Construction is going quickly on the University Village, a student apartment complex that should reduce the size of the commuter population.
Construction began in March for the project, which has been in the works for 12 years.
Housing is currently available for only 27 percent of the student population.
“We have not built new housing on campus in 36 years,” Dr. Patricia Whitely, vice president for Student Affairs, said.
Dr. Whitely expects the project, which will cost approximately $61 million, to be completed by Fall 2006.
According to Dr. Whitely, the University Village will house 800 students, mostly upperclassmen undergraduates and a limited number of graduate and law students. There will be 41 one-bedroom, one-bathroom apartments; 81 two-bedroom, two-bathroom apartments; 48 four-bedroom, two-bathroom apartments, and 101 four-bedroom, four-bathroom apartments. All the rooms will be singles with furniture, utilities, cable and high-speed internet, and each apartment will include a washer and dryer. There will be one covered parking space per student, as well as gated entrances and 24-hour maintenance available.
The complex will occupy 7.18 acres of land between Red Road, San Amaro Drive, Corniche Ave. and Brescia Ave. That area housed the office of University Communications, fraternity houses and temporary gravel parking lots. Sarah Artecona, assistant vice president of media and community relations, said University Communications wwas relocated, and the fraternity houses will remain the same. Parking was redirected from the gravel lots once construction began.
The original University Village plan, set to house more than 1,100 students, was proposed in 1992 but put on hold after Hurricane Andrew. Once it resurfaced, the UM Neighbors Homeowner’s Association expressed concerns over the increased traffic, noise and possible security problems the plan would bring. As a result, the University had been negotiating the details of the proposal with the neighbors for the past few years.

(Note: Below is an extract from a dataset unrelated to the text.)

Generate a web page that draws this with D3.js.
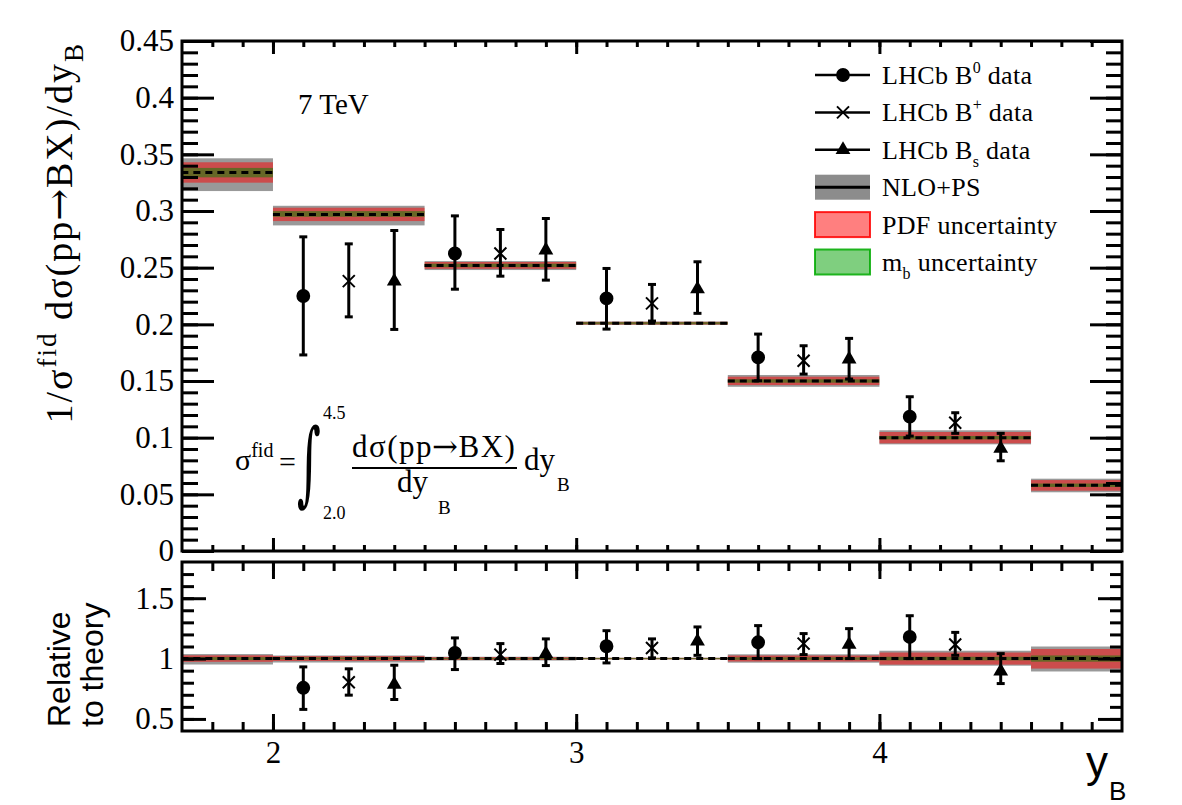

“We went through a mediation process with the neighbors, and we came up with a good solution,” Artecona said. “There was a reconfiguration of the building in 2002 to slightly reduce the number of apartments and to increase the number of parking spaces, so there should be 800 or so spots.”
That reconfiguration also includes building 16 townhomes between Corniche and Mataro avenues.
“The townhomes will be available for rent by faculty and staff to act as a buffer between University Village and the neighbors,” Artecona said.